* Given instruction
Return the material word for word. Do not include the pictures.
======== Entries shown
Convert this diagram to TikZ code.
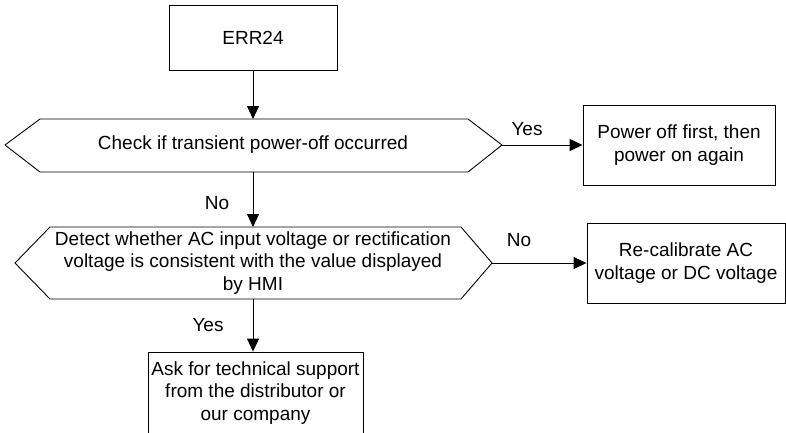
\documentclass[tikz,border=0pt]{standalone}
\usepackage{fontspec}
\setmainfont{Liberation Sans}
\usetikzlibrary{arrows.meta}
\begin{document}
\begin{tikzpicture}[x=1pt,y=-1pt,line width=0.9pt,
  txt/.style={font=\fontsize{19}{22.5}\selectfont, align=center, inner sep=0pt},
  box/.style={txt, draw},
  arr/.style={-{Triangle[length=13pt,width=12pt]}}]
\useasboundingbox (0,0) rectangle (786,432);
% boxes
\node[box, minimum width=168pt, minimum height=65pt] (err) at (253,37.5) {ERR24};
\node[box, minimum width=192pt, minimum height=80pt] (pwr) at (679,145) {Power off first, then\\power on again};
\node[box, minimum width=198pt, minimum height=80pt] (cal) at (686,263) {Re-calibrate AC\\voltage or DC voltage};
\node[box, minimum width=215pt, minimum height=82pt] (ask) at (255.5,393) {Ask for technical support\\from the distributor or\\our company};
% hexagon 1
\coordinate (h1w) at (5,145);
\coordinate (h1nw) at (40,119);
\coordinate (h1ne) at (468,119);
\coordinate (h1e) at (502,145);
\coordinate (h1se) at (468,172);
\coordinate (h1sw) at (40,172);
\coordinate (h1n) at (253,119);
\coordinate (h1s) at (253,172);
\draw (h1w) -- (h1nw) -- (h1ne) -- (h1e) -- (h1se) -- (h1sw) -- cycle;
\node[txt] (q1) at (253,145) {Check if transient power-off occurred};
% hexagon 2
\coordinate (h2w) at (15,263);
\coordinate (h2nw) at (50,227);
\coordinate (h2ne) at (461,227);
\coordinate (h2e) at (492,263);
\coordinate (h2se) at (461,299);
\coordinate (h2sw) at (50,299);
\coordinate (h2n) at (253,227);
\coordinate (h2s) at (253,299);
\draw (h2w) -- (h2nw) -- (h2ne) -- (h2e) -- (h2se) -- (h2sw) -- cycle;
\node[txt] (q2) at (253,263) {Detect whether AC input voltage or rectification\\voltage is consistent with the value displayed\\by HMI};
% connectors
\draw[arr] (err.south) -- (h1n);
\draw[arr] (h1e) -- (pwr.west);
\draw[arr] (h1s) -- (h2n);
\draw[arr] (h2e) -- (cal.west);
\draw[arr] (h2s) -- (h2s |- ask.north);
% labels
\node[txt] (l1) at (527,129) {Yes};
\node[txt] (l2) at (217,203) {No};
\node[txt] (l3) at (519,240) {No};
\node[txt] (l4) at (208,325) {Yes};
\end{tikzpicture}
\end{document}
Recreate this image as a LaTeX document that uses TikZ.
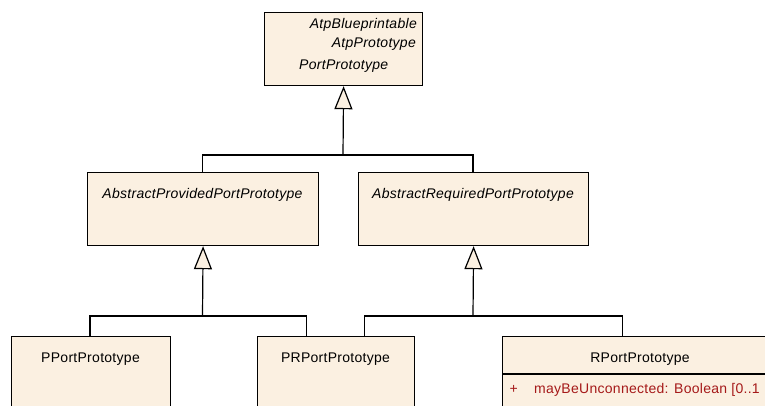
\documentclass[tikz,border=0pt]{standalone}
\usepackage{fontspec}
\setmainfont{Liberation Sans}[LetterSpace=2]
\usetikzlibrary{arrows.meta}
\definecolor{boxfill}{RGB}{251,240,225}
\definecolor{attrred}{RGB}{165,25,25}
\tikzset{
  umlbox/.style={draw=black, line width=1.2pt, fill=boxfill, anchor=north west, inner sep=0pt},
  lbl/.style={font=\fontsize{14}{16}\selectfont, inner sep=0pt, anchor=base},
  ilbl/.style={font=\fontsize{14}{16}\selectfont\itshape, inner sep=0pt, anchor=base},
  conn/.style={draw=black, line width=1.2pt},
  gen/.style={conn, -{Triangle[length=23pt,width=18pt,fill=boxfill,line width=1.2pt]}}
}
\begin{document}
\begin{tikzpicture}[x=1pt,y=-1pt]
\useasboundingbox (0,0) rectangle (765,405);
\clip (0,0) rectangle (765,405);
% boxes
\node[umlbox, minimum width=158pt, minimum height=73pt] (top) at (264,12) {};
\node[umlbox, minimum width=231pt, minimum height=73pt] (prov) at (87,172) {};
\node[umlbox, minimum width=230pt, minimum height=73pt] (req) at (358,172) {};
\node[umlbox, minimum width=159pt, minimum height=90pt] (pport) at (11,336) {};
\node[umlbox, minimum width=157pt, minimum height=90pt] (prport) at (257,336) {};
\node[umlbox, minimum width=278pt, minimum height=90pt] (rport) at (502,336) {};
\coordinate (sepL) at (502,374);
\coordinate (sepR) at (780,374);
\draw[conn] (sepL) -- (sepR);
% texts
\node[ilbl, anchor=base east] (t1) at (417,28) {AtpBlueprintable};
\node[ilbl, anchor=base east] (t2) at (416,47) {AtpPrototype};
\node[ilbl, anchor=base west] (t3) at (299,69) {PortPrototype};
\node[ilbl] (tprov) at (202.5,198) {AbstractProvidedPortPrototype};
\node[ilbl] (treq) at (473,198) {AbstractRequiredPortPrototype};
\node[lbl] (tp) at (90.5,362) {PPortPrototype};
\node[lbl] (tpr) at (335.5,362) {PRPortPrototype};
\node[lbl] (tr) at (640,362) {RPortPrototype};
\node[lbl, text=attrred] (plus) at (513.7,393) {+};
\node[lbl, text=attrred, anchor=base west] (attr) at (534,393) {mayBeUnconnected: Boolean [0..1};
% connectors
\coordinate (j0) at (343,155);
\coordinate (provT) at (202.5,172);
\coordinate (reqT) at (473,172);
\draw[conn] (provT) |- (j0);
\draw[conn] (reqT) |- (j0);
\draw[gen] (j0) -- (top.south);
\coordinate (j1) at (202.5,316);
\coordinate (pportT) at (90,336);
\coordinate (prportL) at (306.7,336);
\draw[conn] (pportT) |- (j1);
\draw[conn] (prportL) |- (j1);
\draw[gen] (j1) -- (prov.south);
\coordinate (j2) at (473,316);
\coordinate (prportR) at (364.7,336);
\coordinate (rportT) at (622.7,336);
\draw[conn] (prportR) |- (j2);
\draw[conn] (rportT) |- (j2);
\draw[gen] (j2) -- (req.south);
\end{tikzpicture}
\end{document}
================
* Correct response
Convert this diagram to TikZ code.
\documentclass[tikz,border=0pt]{standalone}
\usepackage{fontspec}
\setmainfont{Liberation Sans}
\usetikzlibrary{arrows.meta}
\begin{document}
\begin{tikzpicture}[x=1pt,y=-1pt,line width=0.9pt,
  txt/.style={font=\fontsize{19}{22.5}\selectfont, align=center, inner sep=0pt},
  box/.style={txt, draw},
  arr/.style={-{Triangle[length=13pt,width=12pt]}}]
\useasboundingbox (0,0) rectangle (786,432);
% boxes
\node[box, minimum width=168pt, minimum height=65pt] (err) at (253,37.5) {ERR24};
\node[box, minimum width=192pt, minimum height=80pt] (pwr) at (679,145) {Power off first, then\\power on again};
\node[box, minimum width=198pt, minimum height=80pt] (cal) at (686,263) {Re-calibrate AC\\voltage or DC voltage};
\node[box, minimum width=215pt, minimum height=82pt] (ask) at (255.5,393) {Ask for technical support\\from the distributor or\\our company};
% hexagon 1
\coordinate (h1w) at (5,145);
\coordinate (h1nw) at (40,119);
\coordinate (h1ne) at (468,119);
\coordinate (h1e) at (502,145);
\coordinate (h1se) at (468,172);
\coordinate (h1sw) at (40,172);
\coordinate (h1n) at (253,119);
\coordinate (h1s) at (253,172);
\draw (h1w) -- (h1nw) -- (h1ne) -- (h1e) -- (h1se) -- (h1sw) -- cycle;
\node[txt] (q1) at (253,145) {Check if transient power-off occurred};
% hexagon 2
\coordinate (h2w) at (15,263);
\coordinate (h2nw) at (50,227);
\coordinate (h2ne) at (461,227);
\coordinate (h2e) at (492,263);
\coordinate (h2se) at (461,299);
\coordinate (h2sw) at (50,299);
\coordinate (h2n) at (253,227);
\coordinate (h2s) at (253,299);
\draw (h2w) -- (h2nw) -- (h2ne) -- (h2e) -- (h2se) -- (h2sw) -- cycle;
\node[txt] (q2) at (253,263) {Detect whether AC input voltage or rectification\\voltage is consistent with the value displayed\\by HMI};
% connectors
\draw[arr] (err.south) -- (h1n);
\draw[arr] (h1e) -- (pwr.west);
\draw[arr] (h1s) -- (h2n);
\draw[arr] (h2e) -- (cal.west);
\draw[arr] (h2s) -- (h2s |- ask.north);
% labels
\node[txt] (l1) at (527,129) {Yes};
\node[txt] (l2) at (217,203) {No};
\node[txt] (l3) at (519,240) {No};
\node[txt] (l4) at (208,325) {Yes};
\end{tikzpicture}
\end{document}
Recreate this image as a LaTeX document that uses TikZ.
\documentclass[tikz,border=0pt]{standalone}
\usepackage{fontspec}
\setmainfont{Liberation Sans}[LetterSpace=2]
\usetikzlibrary{arrows.meta}
\definecolor{boxfill}{RGB}{251,240,225}
\definecolor{attrred}{RGB}{165,25,25}
\tikzset{
  umlbox/.style={draw=black, line width=1.2pt, fill=boxfill, anchor=north west, inner sep=0pt},
  lbl/.style={font=\fontsize{14}{16}\selectfont, inner sep=0pt, anchor=base},
  ilbl/.style={font=\fontsize{14}{16}\selectfont\itshape, inner sep=0pt, anchor=base},
  conn/.style={draw=black, line width=1.2pt},
  gen/.style={conn, -{Triangle[length=23pt,width=18pt,fill=boxfill,line width=1.2pt]}}
}
\begin{document}
\begin{tikzpicture}[x=1pt,y=-1pt]
\useasboundingbox (0,0) rectangle (765,405);
\clip (0,0) rectangle (765,405);
% boxes
\node[umlbox, minimum width=158pt, minimum height=73pt] (top) at (264,12) {};
\node[umlbox, minimum width=231pt, minimum height=73pt] (prov) at (87,172) {};
\node[umlbox, minimum width=230pt, minimum height=73pt] (req) at (358,172) {};
\node[umlbox, minimum width=159pt, minimum height=90pt] (pport) at (11,336) {};
\node[umlbox, minimum width=157pt, minimum height=90pt] (prport) at (257,336) {};
\node[umlbox, minimum width=278pt, minimum height=90pt] (rport) at (502,336) {};
\coordinate (sepL) at (502,374);
\coordinate (sepR) at (780,374);
\draw[conn] (sepL) -- (sepR);
% texts
\node[ilbl, anchor=base east] (t1) at (417,28) {AtpBlueprintable};
\node[ilbl, anchor=base east] (t2) at (416,47) {AtpPrototype};
\node[ilbl, anchor=base west] (t3) at (299,69) {PortPrototype};
\node[ilbl] (tprov) at (202.5,198) {AbstractProvidedPortPrototype};
\node[ilbl] (treq) at (473,198) {AbstractRequiredPortPrototype};
\node[lbl] (tp) at (90.5,362) {PPortPrototype};
\node[lbl] (tpr) at (335.5,362) {PRPortPrototype};
\node[lbl] (tr) at (640,362) {RPortPrototype};
\node[lbl, text=attrred] (plus) at (513.7,393) {+};
\node[lbl, text=attrred, anchor=base west] (attr) at (534,393) {mayBeUnconnected: Boolean [0..1};
% connectors
\coordinate (j0) at (343,155);
\coordinate (provT) at (202.5,172);
\coordinate (reqT) at (473,172);
\draw[conn] (provT) |- (j0);
\draw[conn] (reqT) |- (j0);
\draw[gen] (j0) -- (top.south);
\coordinate (j1) at (202.5,316);
\coordinate (pportT) at (90,336);
\coordinate (prportL) at (306.7,336);
\draw[conn] (pportT) |- (j1);
\draw[conn] (prportL) |- (j1);
\draw[gen] (j1) -- (prov.south);
\coordinate (j2) at (473,316);
\coordinate (prportR) at (364.7,336);
\coordinate (rportT) at (622.7,336);
\draw[conn] (prportR) |- (j2);
\draw[conn] (rportT) |- (j2);
\draw[gen] (j2) -- (req.south);
\end{tikzpicture}
\end{document}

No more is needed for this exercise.